Denny Hecker Truck Gardens?
Just discovered this post was gobbled before it made it to the blog. Too busy to reconstruct my part of it, but here's the quote from Bill Lindeke that prompted some musings about adaptive reuse of our dying malls, foreclosed subdivisions and abandoned car dealerships.
And here's another good read, about Surprise, Arizona, and how it illustrates how the housing boom went so wrong.
Just because a place is relatively cheap doesn't make housing affordable, however. That brings us back to the Guerros. They wanted a nicer house than they could afford, so their lender offered a solution: An adjustable-rate mortgage. Their monthly payments were $2,700. Of course, the bank would jack up their rates after two years, but it didn't matter. With home values climbing steadily, they could refinance before the rate reset, pull out enough cash to buy a jetski or a new car, and keep their mortgage payments in check. In other words, the banks were creating affordable housing where it didn't really exist; with easy and tricky loans, they were creating purchasing power, or demand. Tens of thousands of such loans were issued in Arizona, and the major homebuilders even got into the game, offering financing in a manner more often associated with car manufacturers.
This artificially inflated demand did the trick. In just five years, Surprise gained another 50,000 people, and added more than 7,000 homes in 2005 alone.

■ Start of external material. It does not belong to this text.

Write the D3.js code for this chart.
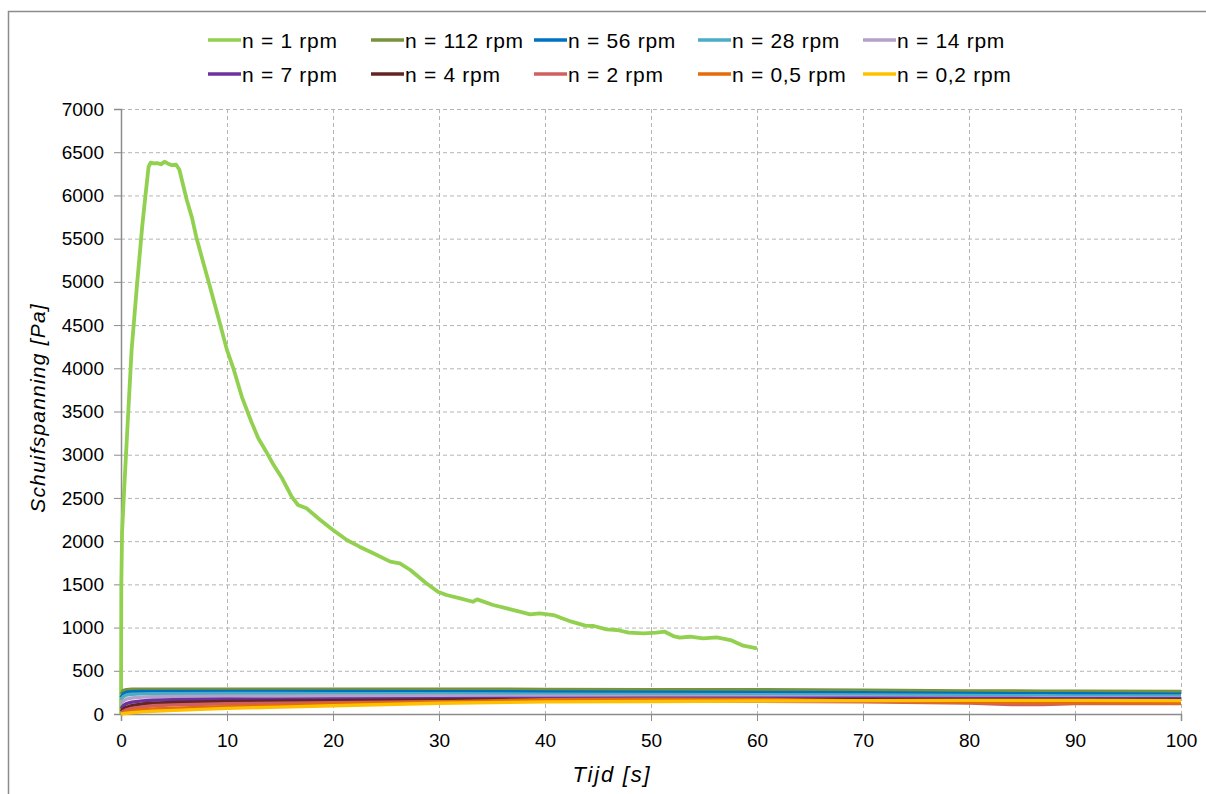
<!DOCTYPE html>
<html>
<head>
<meta charset="utf-8">
<script src="https://cdn.jsdelivr.net/npm/d3@7"></script>
<style>
  html, body { margin: 0; padding: 0; background: #fff; }
  svg { display: block; font-family: "Liberation Sans", Arial, sans-serif; }
</style>
</head>
<body>
<svg id="chart" width="1206" height="794"></svg>
<script>
// ---------- DATA ----------
const seriesNames = ["n = 1 rpm", "n = 112 rpm", "n = 56 rpm", "n = 28 rpm", "n = 14 rpm",
                     "n = 7 rpm", "n = 4 rpm", "n = 2 rpm", "n = 0,5 rpm", "n = 0,2 rpm"];
const seriesColors = ["#92D050", "#77933C", "#0070C0", "#4BACC6", "#B3A2C7",
                      "#7030A0", "#632523", "#D06060", "#E46C0A", "#FFC000"];

const xTicks = [0, 10, 20, 30, 40, 50, 60, 70, 80, 90, 100];
const yTicks = [0, 500, 1000, 1500, 2000, 2500, 3000, 3500, 4000, 4500, 5000, 5500, 6000, 6500, 7000];

// n = 1 rpm
const t1 = [0, 0.03, 0.1, 0.3, 0.6, 1.0, 1.5, 2.0, 2.3, 2.6, 2.8, 3.1, 3.4, 3.8, 4.1, 4.4, 4.8, 5.2, 5.5, 5.8,
            6.2, 6.7, 7.1, 7.7, 8.4, 9.2, 10.0, 10.6, 11.4, 12.3, 12.95, 13.7, 14.4, 15.2, 16.1, 16.7, 17.5,
            18.8, 20, 21.3, 22.5, 23.8, 25.4, 26.3, 27.3, 28.8, 29.9, 30.7, 32, 33.2, 33.6, 35.1, 36.4, 37.6,
            38.6, 39.5, 40.8, 41.6, 42.5, 43.8, 44.6, 45.8, 46.8, 47.9, 49.3, 50.5, 51.3, 52.1, 52.7, 53.7,
            54.9, 56.2, 57.5, 58.7, 60];
const v1 = [0, 1500, 2100, 2600, 3300, 4210, 4950, 5640, 5990, 6330, 6380, 6370, 6375, 6360, 6390, 6370, 6350,
            6355, 6300, 6150, 5950, 5740, 5520, 5250, 4940, 4580, 4210, 4000, 3670, 3380, 3190, 3035, 2880,
            2727, 2514, 2418, 2380, 2245, 2129, 2013, 1936, 1859, 1763, 1743, 1666, 1512, 1415, 1377, 1338,
            1299, 1326, 1261, 1222, 1184, 1153, 1165, 1145, 1107, 1068, 1022, 1018, 980, 972, 941, 933, 941,
            952, 902, 883, 894, 876, 887, 856, 790, 760];

// other speeds share one time base
const tBand = [0, 0.2, 0.5, 1, 2, 3, 5, 10, 15, 20, 30, 40, 50, 60, 70, 80, 84, 87, 90, 100];
const v112 = [230, 270, 282, 286, 288, 288, 288, 288, 288, 288, 287, 285, 282, 280, 276, 268, 266, 265, 264, 260];
const v56  = [190, 235, 252, 258, 262, 262, 262, 262, 262, 260, 258, 256, 253, 250, 246, 238, 236, 235, 234, 230];
const v28  = [160, 200, 220, 228, 233, 235, 236, 237, 237, 236, 234, 230, 227, 224, 220, 214, 212, 211, 210, 208];
const v14  = [110, 150, 172, 185, 195, 200, 204, 206, 207, 208, 208, 205, 203, 200, 196, 190, 188, 187, 186, 184];
const v7   = [60, 95, 120, 138, 152, 160, 166, 170, 172, 174, 176, 180, 182, 183, 182, 180, 179, 178, 178, 176];
const v4   = [30, 55, 78, 98, 115, 125, 135, 145, 150, 155, 162, 165, 166, 166, 165, 163, 162, 162, 161, 160];
const v2   = [15, 30, 48, 65, 83, 95, 105, 118, 126, 132, 142, 148, 150, 148, 140, 128, 110, 108, 122, 120];
const v05  = [5, 12, 22, 35, 50, 58, 68, 85, 100, 115, 140, 165, 170, 168, 150, 135, 132, 130, 130, 128];
const v02  = [0, 4, 8, 14, 25, 32, 42, 65, 80, 95, 125, 140, 145, 150, 155, 158, 158, 158, 158, 155];

// ---------- BUILD ----------
const series = [
  { t: t1, v: v1 },
  { t: tBand, v: v112 }, { t: tBand, v: v56 }, { t: tBand, v: v28 }, { t: tBand, v: v14 },
  { t: tBand, v: v7 }, { t: tBand, v: v4 }, { t: tBand, v: v2 }, { t: tBand, v: v05 }, { t: tBand, v: v02 }
].map((s, i) => ({ name: seriesNames[i], color: seriesColors[i], pts: s.t.map((t, j) => [t, s.v[j]]) }));

const svg = d3.select("#chart");
const x = d3.scaleLinear().domain([0, 100]).range([121, 1181]);
const y = d3.scaleLinear().domain([0, 7000]).range([714, 109]);

// outer frame
svg.append("path").attr("d", "M8.5,794 L8.5,11.5 L1206,11.5")
  .attr("fill", "none").attr("stroke", "#8c8c8c").attr("stroke-width", 1.5);

// gridlines
const grid = svg.append("g");
grid.selectAll("line.h").data(yTicks.filter(d => d > 0)).join("line")
  .attr("x1", x(0)).attr("x2", x(100)).attr("y1", d => y(d) + 0.5).attr("y2", d => y(d) + 0.5)
  .attr("stroke", "#b4b4b4").attr("stroke-width", 1).attr("stroke-dasharray", "4,3");
grid.selectAll("line.v").data(xTicks.filter(d => d > 0)).join("line")
  .attr("x1", d => x(d) + 0.5).attr("x2", d => x(d) + 0.5).attr("y1", y(7000)).attr("y2", y(0))
  .attr("stroke", "#b4b4b4").attr("stroke-width", 1).attr("stroke-dasharray", "4,3");

// axes
const xAxis = svg.append("g").attr("transform", `translate(0,${y(0)})`)
  .call(d3.axisBottom(x).tickValues(xTicks).tickSize(7).tickPadding(13).tickFormat(d3.format("d")));
const yAxis = svg.append("g").attr("transform", `translate(${x(0)},0)`)
  .call(d3.axisLeft(y).tickValues(yTicks).tickSize(7).tickPadding(10).tickFormat(d3.format("d")));
[xAxis, yAxis].forEach(a => {
  a.select(".domain").attr("stroke", "#8c8c8c").attr("stroke-width", 1.5);
  a.selectAll(".tick line").attr("stroke", "#8c8c8c").attr("stroke-width", 1);
  a.selectAll(".tick text").attr("fill", "#000").style("font-size", "19px")
    .style("font-family", "'Liberation Sans', Arial, sans-serif");
});

// lines
const line = d3.line().x(d => x(d[0])).y(d => y(d[1]));
svg.append("g").selectAll("path").data(series).join("path")
  .attr("d", d => line(d.pts)).attr("fill", "none")
  .attr("stroke", d => d.color).attr("stroke-width", (d, i) => i === 0 ? 3.8 : 3.4)
  .attr("stroke-linejoin", "round").attr("stroke-linecap", "butt");

// axis titles
svg.append("text").attr("x", 612).attr("y", 782).attr("text-anchor", "middle")
  .style("font-size", "22px").style("font-style", "italic").style("letter-spacing", "1.8px")
  .text("Tijd [s]");
svg.append("text").attr("transform", "translate(45,408) rotate(-90)").attr("text-anchor", "middle")
  .style("font-size", "21px").style("font-style", "italic").style("letter-spacing", "1.2px")
  .text("Schuifspanning [Pa]");

// legend
const legX = [208, 371, 534, 698, 863];
const legY = [40, 74];
const leg = svg.append("g").selectAll("g").data(series).join("g")
  .attr("transform", (d, i) => `translate(${legX[i % 5]},${legY[Math.floor(i / 5)]})`);
leg.append("line").attr("x1", 0).attr("x2", 33).attr("y1", 0).attr("y2", 0)
  .attr("stroke", d => d.color).attr("stroke-width", 3.5);
leg.append("text").attr("x", 34).attr("y", 7.5).style("font-size", "21px").style("letter-spacing", "0.7px")
  .text(d => d.name);
</script>
</body>
</html>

Maricopa County -- which contains the bulk of the greater Phoenix metro area -- grew faster than anywhere else in the country, and the Phoenix area issued more than 62,000 residential building permits. The economy responded: In 2006, Arizona's gross domestic product grew by 6.7 percent, compared to 3.1 percent for the nation as a whole. The construction industry provided 9 percent of all non-farm jobs in Arizona, making it by far the biggest employer in the state. Those jobs drew more people, who took out more loans to buy more houses, creating more demand … you get the picture.
Housing prices soared -- nearly doubling, on average, over two years -- to create almost instant wealth. Speculation was so rampant that it threw population estimates for a loop. Last year, with the bust in full swing, state and local officials discovered that their method of counting people -- by starting with 2000 census numbers and then estimating population using the number of houses built and sold -- didn't work. They had assumed an occupancy rate of 98 to 99 percent, when in fact at least one of every 10 new homes was sitting empty, even before the bust. A lot of people were making a lot of money. A lot of people would lose money, too.